The report was made possible by the CDC for the first time adding questions to ascertain both sexual identity and sex of sexual contacts, to the 2015 national Youth Risk Behavior Survey (YRBS) questionnaires.

CDC analyzed data from the 2015 survey (conducted among more than 15,000 students in grades 9–12) plus data from 25 state surveys and 19 large urban school district surveys.

The report defined sexual minority students as those who identified themselves as gay, lesbian or bisexual; who had sexual contact with only persons of the same sex; or who had sexual contact with persons of both sexes.

“It was important to add these questions on sex identification and sex of sexual contact so we could better understand and document the health risk behaviors experienced by lesbian, gay, and bisexual youth,” said Laura Kann, Ph.D., author of the report.

Kann said the information gleaned in the national report regarding the disproportionate risk related to physical violence and bullying is consistent with results that have been collected at the state and local level for many years.

According to the report, LGB students are more likely to report being physically forced to have sex (18 percent vs. 5 percent for their heterosexual peers); experience sexual dating violence (23 percent vs. 9 percent); experience physical dating violence (18 percent vs. 8 percent); be bullied at school (34 percent vs. 19 percent); and be bullied online (28 percent vs. 14 percent).

Additionally, “more than 40 percent have seriously considered suicide,” Kann said. In fact, 29 percent reported having attempted suicide during the past 12 months.
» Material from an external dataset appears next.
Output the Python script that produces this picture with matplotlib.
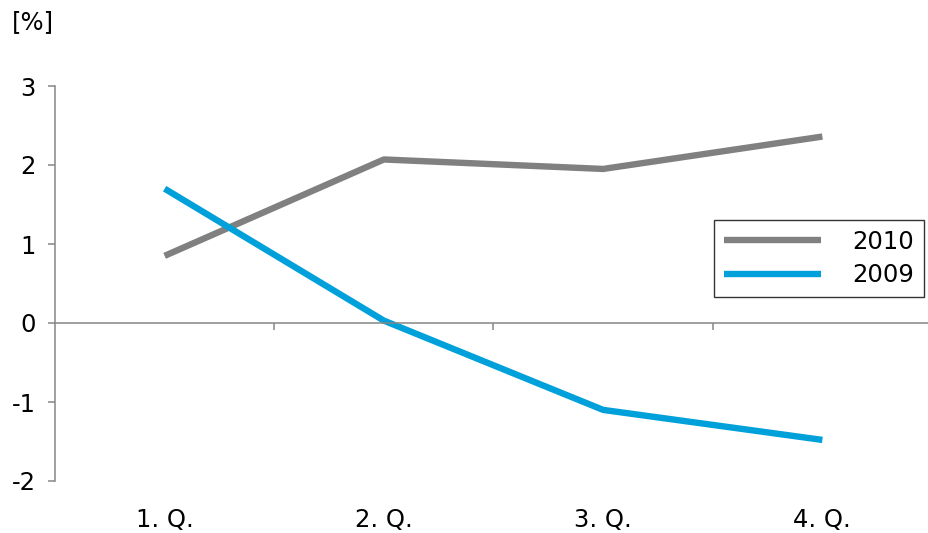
import matplotlib.pyplot as plt

# データ定義
quarters = ['1. Q.', '2. Q.', '3. Q.', '4. Q.']
y2010 = [0.85, 2.07, 1.95, 2.36]
y2009 = [1.70, 0.03, -1.10, -1.48]
yticks = [-2, -1, 0, 1, 2, 3]

plt.rcParams['font.family'] = ['DejaVu Sans']

W, H = 929, 533
fig = plt.figure(figsize=(W / 100, H / 100), dpi=100)
ax = fig.add_axes([55 / W, 52 / H, 877 / W, 395 / H])

x = list(range(len(quarters)))
ax.plot(x, y2010, color='#808080', linewidth=4.6, solid_capstyle='butt', label='2010')
ax.plot(x, y2009, color='#00A0DA', linewidth=4.6, solid_capstyle='butt', label='2009')

ax.set_xlim(-0.5, len(quarters) - 0.5)
ax.set_ylim(-2, 3)

# 軸
axis_col = '#868686'
for s in ['top', 'right']:
    ax.spines[s].set_visible(False)
ax.spines['left'].set_color(axis_col)
ax.spines['bottom'].set_color(axis_col)
ax.spines['left'].set_linewidth(1.1)
ax.spines['bottom'].set_linewidth(1.1)
ax.spines['bottom'].set_position(('data', 0))

ax.set_yticks(yticks)
ax.set_yticklabels([str(v) for v in yticks])
ax.tick_params(axis='y', length=5, width=1.1, color=axis_col, pad=9, labelsize=17.5)

ax.set_xticks([i + 0.5 for i in x[:-1]])
ax.set_xticklabels([])
ax.tick_params(axis='x', length=5, width=1.1, color=axis_col)

for i, q in enumerate(quarters):
    ax.text(i, -0.099, q, transform=ax.get_xaxis_transform(), ha='center', va='center',
            fontsize=17.5)

fig.text(12 / W, 1 - 22 / H, '[%]', ha='left', va='center', fontsize=17.5)

leg = ax.legend(loc='upper left', bbox_to_anchor=(714 / W, 1 - 220 / H),
                bbox_transform=fig.transFigure, fontsize=17.5, frameon=True, fancybox=False,
                handlelength=4.0, handletextpad=1.3, labelspacing=0.4, borderpad=0.4,
                borderaxespad=0)
leg.get_frame().set_edgecolor('black')
leg.get_frame().set_linewidth(1.0)

fig.savefig('out.png', dpi=100)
“Obviously, rape, dating violence, and bullying are all health dangers on their own, but when you combine them with other risk factors, they are also at risk for suicide, depression, addiction and even poor academic performance, which also has additional negative outcomes,” Kann said.

In the study, 60 percent of LGB students reported having been so sad or hopeless they stopped doing some of their usual activities; they were five times more likely than other students to report using illegal drugs; and more than one in 10 LGB students reported missing school during the past 30 days because of safety concerns.
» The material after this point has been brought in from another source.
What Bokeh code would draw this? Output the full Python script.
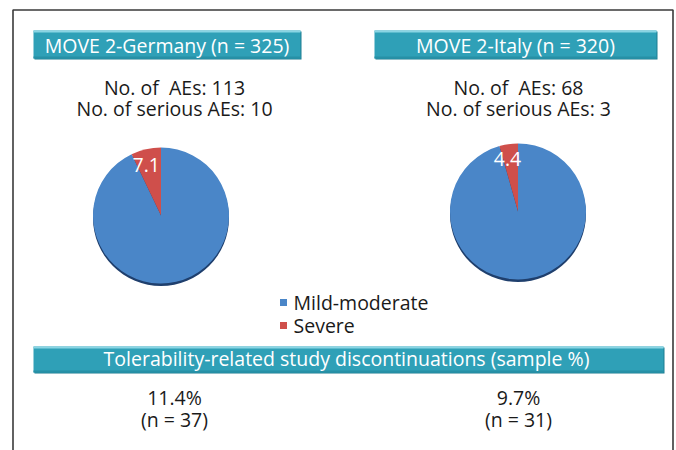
import math
from bokeh.plotting import figure
from bokeh.models import Range1d
from bokeh.core.properties import value
from bokeh.embed import file_html
from bokeh.resources import INLINE

# ---- data ----
studies = ["MOVE 2-Germany (n = 325)", "MOVE 2-Italy (n = 320)"]
n_aes = [113, 68]
n_serious_aes = [10, 3]
severe_pct = [7.1, 4.4]
mild_pct = [92.9, 95.6]
legend_labels = ["Mild-moderate", "Severe"]
band_title = "Tolerability-related study discontinuations (sample %)"
disc_pct = [11.4, 9.7]
disc_n = [37, 31]

# ---- style ----
FONT = value("Open Sans")
FS = "19.5px"
BLUE = "#4a86c8"
RED = "#cf4f4b"
SHADOW = "#1f3f6d"
TEAL = "#2fa0b7"
TEAL_HI = "#8ad5e4"
TEAL_LO = "#1d7c90"

W, H = 676, 450
p = figure(width=W, height=H, x_range=Range1d(0, W), y_range=Range1d(0, H),
           output_backend="svg", toolbar_location=None, min_border=0)
p.axis.visible = False
p.grid.visible = False
p.outline_line_color = None
p.background_fill_color = "white"
p.border_fill_color = "white"


def Y(iy):
    return H - iy


def label(x, iy, s, color="#1a1a1a", align="center"):
    p.text(x=[x], y=[Y(iy)], text=[s], text_font=FONT, text_font_size=FS,
           text_color=color, text_align=align, text_baseline="alphabetic")


# outer border
p.multi_line(xs=[[12.5, 12.5, 672.5, 672.5]], ys=[[Y(470), Y(9.5), Y(9.5), Y(470)]],
             line_color="#3a3a3a", line_width=1.6)

# header boxes
col_x = [174, 518]
box_l = [33, 374]
box_r = [300, 656]


def teal_box(l, r, t, b):
    p.quad(left=[l + 1], right=[r + 1], top=[Y(t + 1)], bottom=[Y(b + 1)],
           fill_color=TEAL_LO, line_color=None)
    p.quad(left=[l], right=[r], top=[Y(t)], bottom=[Y(b)],
           fill_color=TEAL, line_color=None)
    p.quad(left=[l], right=[r], top=[Y(t)], bottom=[Y(t + 2)],
           fill_color=TEAL_HI, line_color=None)
    p.quad(left=[l], right=[r], top=[Y(b - 2)], bottom=[Y(b)],
           fill_color="#2790a6", line_color=None)


for i in range(2):
    teal_box(box_l[i], box_r[i], 30, 58)
    label((box_l[i] + box_r[i]) / 2, 45, studies[i], color="white")
    label(col_x[i], 87, "No. of\u00a0 AEs: %d" % n_aes[i])
    label(col_x[i], 108, "No. of serious AEs: %d" % n_serious_aes[i])

# pies
pie_cx = [160.5, 517.5]
pie_cy = [215, 211]
R = 68
for i in range(2):
    cx, cy = pie_cx[i], Y(pie_cy[i])
    start = math.pi / 2
    sev_end = start + 2 * math.pi * severe_pct[i] / 100.0
    mild_end = sev_end + 2 * math.pi * mild_pct[i] / 100.0
    p.wedge(x=[cx], y=[cy - 2.5], radius=R, start_angle=0, end_angle=2 * math.pi,
            fill_color=SHADOW, line_color=None)
    p.wedge(x=[cx], y=[cy], radius=R, start_angle=sev_end, end_angle=mild_end,
            fill_color=BLUE, line_color=None)
    p.wedge(x=[cx], y=[cy], radius=R, start_angle=start, end_angle=sev_end,
            fill_color=RED, line_color=None)
    mid = (start + sev_end) / 2 + 0.06
    lr = 0.78 * R
    p.text(x=[cx + lr * math.cos(mid)], y=[cy + lr * math.sin(mid)],
           text=["%.1f" % severe_pct[i]], text_font=FONT, text_font_size=FS,
           text_color="white", text_align="center", text_baseline="middle")

# legend
leg_colors = [BLUE, RED]
leg_sq_y = [302, 325]
for i in range(2):
    p.rect(x=[283], y=[Y(leg_sq_y[i])], width=7, height=7,
           fill_color=leg_colors[i], line_color=None)
    label(293, leg_sq_y[i], legend_labels[i], align="left")

# discontinuation band
teal_box(33, 663, 346, 372)
label(346, 358, band_title, color="white")

for i in range(2):
    label(col_x[i], 397, "%.1f%%" % disc_pct[i])
    label(col_x[i], 419, "(n = %d)" % disc_n[i])

open("out.html", "w").write(file_html(p, INLINE))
“There’s really no simple solution to this dangerous intersection of risks these kids are experiencing and it just kind of builds on them over time,” Kann said.

The report states that research demonstrates the importance of school, community and family support for LGB youth and calls for focused public health and school-based actions and policies that support safe and supportive environments for LGB students; and outreach efforts and educational programs for parents and families.
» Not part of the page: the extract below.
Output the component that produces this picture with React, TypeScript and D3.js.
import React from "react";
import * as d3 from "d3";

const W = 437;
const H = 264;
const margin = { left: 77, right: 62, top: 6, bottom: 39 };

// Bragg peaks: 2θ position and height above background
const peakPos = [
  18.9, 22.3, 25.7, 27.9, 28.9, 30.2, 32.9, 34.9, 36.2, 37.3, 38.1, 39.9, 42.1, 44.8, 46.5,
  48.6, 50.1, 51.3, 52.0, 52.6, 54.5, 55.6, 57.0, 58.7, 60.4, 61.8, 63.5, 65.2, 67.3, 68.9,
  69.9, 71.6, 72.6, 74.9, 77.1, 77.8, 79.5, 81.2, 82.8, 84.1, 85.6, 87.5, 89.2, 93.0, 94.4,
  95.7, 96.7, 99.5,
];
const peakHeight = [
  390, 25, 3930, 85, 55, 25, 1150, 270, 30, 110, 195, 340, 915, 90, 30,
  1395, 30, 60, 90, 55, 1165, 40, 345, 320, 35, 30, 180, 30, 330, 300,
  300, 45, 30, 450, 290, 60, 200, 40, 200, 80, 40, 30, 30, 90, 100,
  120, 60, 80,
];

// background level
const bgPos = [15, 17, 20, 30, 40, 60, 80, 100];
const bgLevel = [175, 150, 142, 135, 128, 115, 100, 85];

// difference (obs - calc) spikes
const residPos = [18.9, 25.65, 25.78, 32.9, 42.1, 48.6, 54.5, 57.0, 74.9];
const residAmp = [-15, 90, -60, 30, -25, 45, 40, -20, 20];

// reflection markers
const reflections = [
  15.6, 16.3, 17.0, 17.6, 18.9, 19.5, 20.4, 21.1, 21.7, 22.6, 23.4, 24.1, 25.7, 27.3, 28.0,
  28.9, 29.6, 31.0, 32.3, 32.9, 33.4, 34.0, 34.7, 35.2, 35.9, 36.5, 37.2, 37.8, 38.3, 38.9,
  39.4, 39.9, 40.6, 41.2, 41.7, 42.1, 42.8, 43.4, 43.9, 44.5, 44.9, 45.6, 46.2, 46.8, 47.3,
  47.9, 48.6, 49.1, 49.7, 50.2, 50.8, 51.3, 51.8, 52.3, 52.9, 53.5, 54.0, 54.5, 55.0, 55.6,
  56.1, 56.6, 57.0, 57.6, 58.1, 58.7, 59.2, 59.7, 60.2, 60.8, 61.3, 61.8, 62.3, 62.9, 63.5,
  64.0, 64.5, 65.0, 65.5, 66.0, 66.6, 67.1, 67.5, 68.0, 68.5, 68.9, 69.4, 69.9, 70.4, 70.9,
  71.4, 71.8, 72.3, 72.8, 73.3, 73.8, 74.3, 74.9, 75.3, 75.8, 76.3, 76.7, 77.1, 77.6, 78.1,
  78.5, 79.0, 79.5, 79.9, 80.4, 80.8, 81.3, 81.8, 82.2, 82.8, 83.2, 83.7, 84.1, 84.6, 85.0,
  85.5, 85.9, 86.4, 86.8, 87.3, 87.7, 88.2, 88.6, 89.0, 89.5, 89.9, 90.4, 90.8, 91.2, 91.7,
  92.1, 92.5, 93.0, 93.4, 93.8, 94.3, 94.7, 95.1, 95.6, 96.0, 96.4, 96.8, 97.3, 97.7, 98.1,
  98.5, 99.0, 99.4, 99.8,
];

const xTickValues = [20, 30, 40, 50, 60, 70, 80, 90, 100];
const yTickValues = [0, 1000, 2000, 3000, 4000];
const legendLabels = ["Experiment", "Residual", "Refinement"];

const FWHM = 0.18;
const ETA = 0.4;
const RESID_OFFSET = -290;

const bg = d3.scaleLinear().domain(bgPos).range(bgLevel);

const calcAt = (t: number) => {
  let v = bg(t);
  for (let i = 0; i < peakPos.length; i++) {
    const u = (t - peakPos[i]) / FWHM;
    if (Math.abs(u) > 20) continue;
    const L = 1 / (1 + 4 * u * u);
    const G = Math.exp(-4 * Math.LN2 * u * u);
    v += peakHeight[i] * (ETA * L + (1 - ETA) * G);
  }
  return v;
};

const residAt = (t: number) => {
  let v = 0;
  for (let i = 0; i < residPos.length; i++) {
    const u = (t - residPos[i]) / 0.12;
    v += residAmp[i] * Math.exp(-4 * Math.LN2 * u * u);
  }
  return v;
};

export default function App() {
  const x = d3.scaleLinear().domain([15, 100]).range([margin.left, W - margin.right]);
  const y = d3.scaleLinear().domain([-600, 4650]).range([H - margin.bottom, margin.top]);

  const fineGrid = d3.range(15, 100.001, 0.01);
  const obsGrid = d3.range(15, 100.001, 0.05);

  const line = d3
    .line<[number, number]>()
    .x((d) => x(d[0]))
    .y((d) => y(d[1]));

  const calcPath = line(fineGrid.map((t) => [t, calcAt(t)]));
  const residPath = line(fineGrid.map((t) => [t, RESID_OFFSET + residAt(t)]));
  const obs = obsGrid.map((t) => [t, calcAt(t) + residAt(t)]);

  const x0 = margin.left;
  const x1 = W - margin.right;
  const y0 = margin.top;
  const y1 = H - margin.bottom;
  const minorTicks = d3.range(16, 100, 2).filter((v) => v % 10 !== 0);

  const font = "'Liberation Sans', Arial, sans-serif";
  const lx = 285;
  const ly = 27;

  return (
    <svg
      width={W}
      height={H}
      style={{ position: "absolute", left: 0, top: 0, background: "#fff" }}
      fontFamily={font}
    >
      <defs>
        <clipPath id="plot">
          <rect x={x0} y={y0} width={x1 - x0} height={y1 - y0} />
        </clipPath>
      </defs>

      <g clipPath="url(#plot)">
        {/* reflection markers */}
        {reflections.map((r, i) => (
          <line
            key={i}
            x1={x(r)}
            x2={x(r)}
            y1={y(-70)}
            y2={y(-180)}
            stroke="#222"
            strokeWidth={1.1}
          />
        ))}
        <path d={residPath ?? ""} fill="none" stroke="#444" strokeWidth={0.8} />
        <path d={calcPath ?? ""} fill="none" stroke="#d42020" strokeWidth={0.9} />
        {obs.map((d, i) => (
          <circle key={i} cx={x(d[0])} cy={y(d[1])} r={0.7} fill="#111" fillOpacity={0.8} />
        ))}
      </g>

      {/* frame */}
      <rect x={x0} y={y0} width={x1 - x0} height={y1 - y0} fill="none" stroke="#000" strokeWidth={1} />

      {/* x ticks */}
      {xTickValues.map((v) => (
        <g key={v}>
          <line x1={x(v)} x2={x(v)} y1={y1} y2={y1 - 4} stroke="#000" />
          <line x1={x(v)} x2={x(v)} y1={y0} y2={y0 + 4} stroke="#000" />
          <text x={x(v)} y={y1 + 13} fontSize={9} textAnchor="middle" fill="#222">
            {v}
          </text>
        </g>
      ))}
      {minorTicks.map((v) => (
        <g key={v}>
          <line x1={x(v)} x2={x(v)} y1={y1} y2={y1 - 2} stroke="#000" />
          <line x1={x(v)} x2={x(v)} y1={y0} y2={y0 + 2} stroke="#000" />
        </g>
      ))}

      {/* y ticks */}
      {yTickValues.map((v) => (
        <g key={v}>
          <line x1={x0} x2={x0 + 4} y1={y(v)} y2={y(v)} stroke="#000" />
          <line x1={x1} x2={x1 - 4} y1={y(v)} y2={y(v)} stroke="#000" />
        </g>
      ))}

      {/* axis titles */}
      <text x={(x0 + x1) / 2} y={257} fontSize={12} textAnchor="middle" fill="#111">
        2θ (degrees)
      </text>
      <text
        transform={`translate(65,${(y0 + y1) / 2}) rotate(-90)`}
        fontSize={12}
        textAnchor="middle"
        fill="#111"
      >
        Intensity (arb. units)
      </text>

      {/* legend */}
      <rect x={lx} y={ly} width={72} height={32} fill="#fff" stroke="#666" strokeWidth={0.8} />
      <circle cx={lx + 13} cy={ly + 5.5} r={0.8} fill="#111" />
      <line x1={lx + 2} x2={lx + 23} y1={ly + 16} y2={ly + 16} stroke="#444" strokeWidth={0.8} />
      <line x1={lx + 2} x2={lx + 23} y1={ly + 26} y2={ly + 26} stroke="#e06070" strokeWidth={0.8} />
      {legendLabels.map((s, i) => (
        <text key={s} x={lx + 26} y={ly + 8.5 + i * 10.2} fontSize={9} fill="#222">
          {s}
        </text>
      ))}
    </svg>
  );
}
The report also calls upon youth-serving agencies and organizations and health care centers and providers to help facilitate access to education and information, health care services and evidence-based programs and interventions.

“We really hope this study accelerates action to improve the health well-being of the more than almost 1.3 million gay, lesbian, and bisexual high school students,” Kann said. “Everybody can play a part – parents, students, psychologists. Schools in particular can build and implement environments that provide a sense of safety and connectedness for all students. Connectedness seems to be a real key for helping these teens and adolescents.”